The process of switching was not entirely smooth, however.  We did run into two bugs in SBT itself.  The first is triggered when you define an alias that is the prefix of a task in the alias definition.  Tab-completing or executing that alias causes SBT to hang for some time and eventually die with a StackOverflowError.  This bug is easy to avoid if you define your alias names appropriately, and it is fixed in SBT 0.13.2.  The other bug only comes up with multi-module projects.  Even though our modules have many dependencies in common, SBT will re-resolve these dependencies for each module.  There is now a fix for this in SBT 0.13.6, the most recently released version, that can be enabled by adding

updateOptions := updateOptions.value.withConsolidatedResolution(true)
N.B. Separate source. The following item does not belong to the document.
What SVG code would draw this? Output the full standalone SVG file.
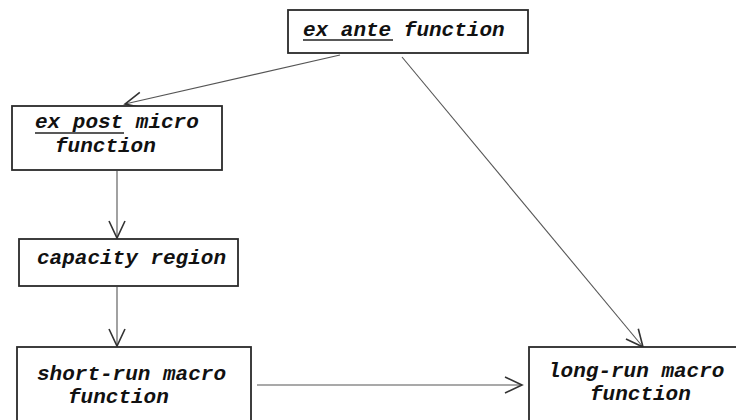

to your build definition.  We saw about a 25% decrease in time spent in dependency resolution as a result.

Custom Plugins

As previously mentioned, we had to write several custom plugins during the process of switching to SBT to reproduce all the functionality of our Ant build.  We are now open-sourcing two of these SBT plugins.  The first is sbt-checkstyle-plugin.  This plugin allows running Checkstyle over Java sources with the checkstyle task.  The second is sbt-compile-quick-plugin.  This plugin allows you to compile and package a single file with the compileQuick and packageQuick tasks, respectively.  Both of these plugins are available in Maven Central.

Conclusion

Switching build tools isn’t a trivial task, but it has paid off.  Switching to SBT has allowed us to address multiple pain points with our previous Ant build.  We’ve been using SBT for several weeks now.  As with any new tool, there was a need for some initial training to get everyone started.  Overall though, the switch has been a success!   The number of issues encountered with the build has dropped.  As users learn SBT they are taking advantage of features like triggered execution to increase their productivity.